Owmby-by-Spital is a village and civil parish in the West Lindsey district of Lincolnshire, England. It is situated 2 mi east from the A15 road, 11 mi north from Lincoln and 8 mi west from Market Rasen. The population of the civil parish (just called Owmby then) was 388 at the 2011 census. The village is part of the Owmby Group of parishes.

Owmby-by-Spital is listed in 6 entries of the Domesday Book as 'Ouneby', in the Aslacoe wapentake, in the West Riding of Lindsey. The largest holder in 1066 and 1086 being the Bishop of Lincoln (St Mary). Other land holders in 1086 include Bishop Odo of Bayeux, Ivo Tallboys (Taillebois), and Jocelyn, (son of Lambert).

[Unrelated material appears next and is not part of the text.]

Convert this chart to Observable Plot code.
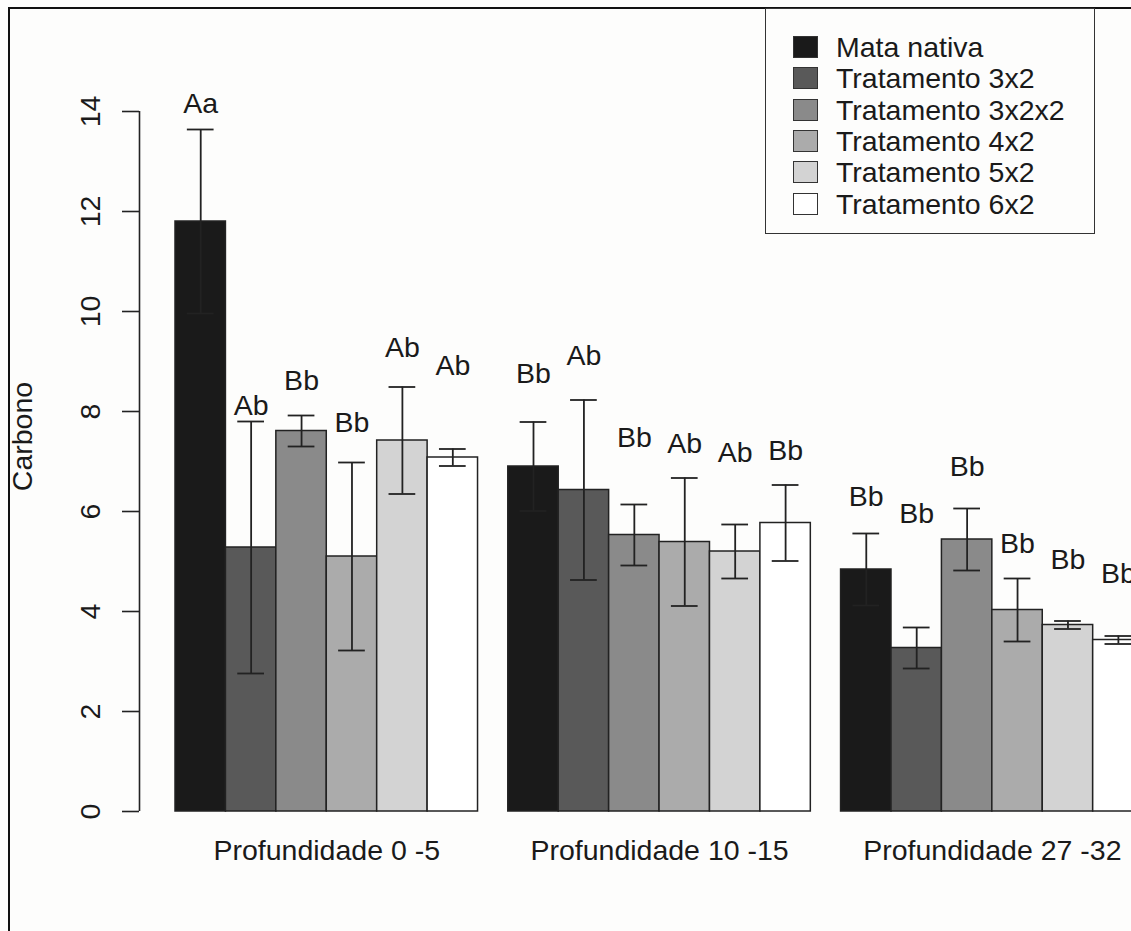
<!DOCTYPE html>
<html>
<head>
<meta charset="utf-8">
<script src="https://cdn.jsdelivr.net/npm/d3@7"></script>
<script src="https://cdn.jsdelivr.net/npm/@observablehq/plot@0.6"></script>
<style>
  html, body { margin: 0; padding: 0; background: #fdfdfc; overflow: hidden; }
  #wrap { position: relative; width: 1131px; height: 931px; overflow: hidden; font-family: "Liberation Sans", Arial, sans-serif; color: #1a1a1a; }
  #frame { position: absolute; left: 8px; top: 7px; width: 2000px; height: 2000px; border-left: 2px solid #111; border-top: 2px solid #111; pointer-events: none; }
  #chart { position: absolute; left: 0; top: 0; }
  #legend { position: absolute; left: 765px; top: 8px; width: 330px; height: 226px; border: 1.5px solid #333; background: #fdfdfc; box-sizing: border-box; }
  .lrow { position: absolute; left: 0; height: 30px; display: flex; align-items: center; }
  .sw { width: 25px; height: 22px; margin-left: 27px; margin-right: 18px; box-sizing: border-box; border: 1px solid #333; }
  .lt { font-size: 28.5px; line-height: 30px; white-space: nowrap; }
</style>
</head>
<body>
<div id="wrap">
  <div id="chart"></div>
  <div id="frame"></div>
  <div id="legend"></div>
</div>
<script>
// ---- data ----
const groups = ["Profundidade 0 -5", "Profundidade 10 -15", "Profundidade 27 -32"];
const treatments = ["Mata nativa", "Tratamento 3x2", "Tratamento 3x2x2", "Tratamento 4x2", "Tratamento 5x2", "Tratamento 6x2"];
const colors = ["#1a1a1a", "#595959", "#8a8a8a", "#ababab", "#d3d3d3", "#ffffff"];

const means0_5   = [11.80, 5.28, 7.61, 5.10, 7.42, 7.08];
const means10_15 = [6.90, 6.43, 5.53, 5.39, 5.20, 5.77];
const means27_32 = [4.84, 3.27, 5.44, 4.03, 3.73, 3.43];

const errs0_5   = [1.84, 2.52, 0.31, 1.88, 1.07, 0.17];
const errs10_15 = [0.89, 1.80, 0.61, 1.28, 0.54, 0.76];
const errs27_32 = [0.72, 0.41, 0.62, 0.63, 0.08, 0.08];

const letters0_5   = ["Aa", "Ab", "Bb", "Bb", "Ab", "Ab"];
const letters10_15 = ["Bb", "Ab", "Bb", "Ab", "Ab", "Bb"];
const letters27_32 = ["Bb", "Bb", "Bb", "Bb", "Bb", "Bb"];

const letterY0_5   = [14.16, 8.12, 8.62, 7.78, 9.28, 8.92];
const letterY10_15 = [8.75, 9.12, 7.47, 7.35, 7.17, 7.22];
const letterY27_32 = [6.29, 5.95, 6.89, 5.35, 5.03, 4.75];

const yTicks = [0, 2, 4, 6, 8, 10, 12, 14];
const yTitle = "Carbono";

// ---- layout (R barplot style: bars width 1, gap between groups) ----
const groupGap = 0.6;
const nT = treatments.length;
const groupStep = nT + groupGap;
const capHalf = 0.265;
const yTitleCenter = 7.5;
const fs = 28.5;

const allMeans = [means0_5, means10_15, means27_32];
const allErrs = [errs0_5, errs10_15, errs27_32];
const allLetters = [letters0_5, letters10_15, letters27_32];
const allLetterY = [letterY0_5, letterY10_15, letterY27_32];

const rows = [];
groups.forEach((g, gi) => {
  treatments.forEach((t, ti) => {
    const left = gi * groupStep + ti;
    rows.push({
      group: g, treatment: t,
      x1: left, x2: left + 1, cx: left + 0.5,
      mean: allMeans[gi][ti], err: allErrs[gi][ti],
      letter: allLetters[gi][ti], ly: allLetterY[gi][ti]
    });
  });
});
const groupRows = groups.map((g, gi) => ({label: g, cx: gi * groupStep + nT / 2}));

const xMin = -0.714, xMax = 18.96;
const ink = "#1a1a1a";

const chart = Plot.plot({
  width: 1131,
  height: 931,
  marginLeft: 139,
  marginRight: 0,
  marginTop: 111,
  marginBottom: 120,
  style: {fontFamily: '"Liberation Sans", Arial, sans-serif', fontSize: fs + "px", background: "transparent", color: ink},
  x: {domain: [xMin, xMax], axis: null},
  y: {domain: [0, 14], axis: null},
  color: {domain: treatments, range: colors},
  marks: [
    Plot.rect(rows, {x1: "x1", x2: "x2", y1: 0, y2: "mean", fill: "treatment", stroke: "#222", strokeWidth: 1.5}),
    Plot.ruleX(rows, {x: "cx", y1: d => d.mean - d.err, y2: d => d.mean + d.err, stroke: "#222", strokeWidth: 1.8}),
    Plot.ruleY(rows, {y: d => d.mean + d.err, x1: d => d.cx - capHalf, x2: d => d.cx + capHalf, stroke: "#222", strokeWidth: 1.8}),
    Plot.ruleY(rows, {y: d => d.mean - d.err, x1: d => d.cx - capHalf, x2: d => d.cx + capHalf, stroke: "#222", strokeWidth: 1.8}),
    Plot.text(rows, {x: "cx", y: "ly", text: "letter", fontSize: fs, fill: ink}),
    // y axis (R style)
    Plot.ruleX([xMin], {x: d => d, y1: 0, y2: 14, stroke: "#222", strokeWidth: 1.6}),
    Plot.axisY({ticks: yTicks, tickSize: 17, tickPadding: 23, tickRotate: -90, label: null, stroke: "#222", strokeWidth: 1.6, fontSize: fs, fill: ink}),
    Plot.text([yTitle], {x: xMin, y: yTitleCenter, text: d => d, dx: -117, rotate: -90, fontSize: fs, fill: ink}),
    // group labels
    Plot.text(groupRows, {x: "cx", text: "label", frameAnchor: "bottom", dy: 28, lineAnchor: "top", fontSize: fs, fill: ink})
  ]
});
document.getElementById("chart").appendChild(chart);

// ---- legend ----
const legend = document.getElementById("legend");
treatments.forEach((t, i) => {
  const row = document.createElement("div");
  row.className = "lrow";
  row.style.top = (23 + i * 31.3) + "px";
  const sw = document.createElement("div");
  sw.className = "sw";
  sw.style.background = colors[i];
  const tx = document.createElement("span");
  tx.className = "lt";
  tx.textContent = t;
  row.appendChild(sw);
  row.appendChild(tx);
  legend.appendChild(row);
});
</script>
</body>
</html>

The civil parish covers an area of 1600 acre. According to the 2001 Census it had a population of 309.

The designation of "Spital" in the name comes from the proximity to the village of Spital-in-the-Street.

The village church is dedicated to St Peter and St Paul. Kelly's noted that the church was built in 1808, with parts of the structure Norman, and that it seated 200 people.

A school was built in 1836, by 1881 Owmby school had closed.

== Notable people ==
Bernie Taupin, English lyricist noted for his collaboration with Elton John, grew up in the village.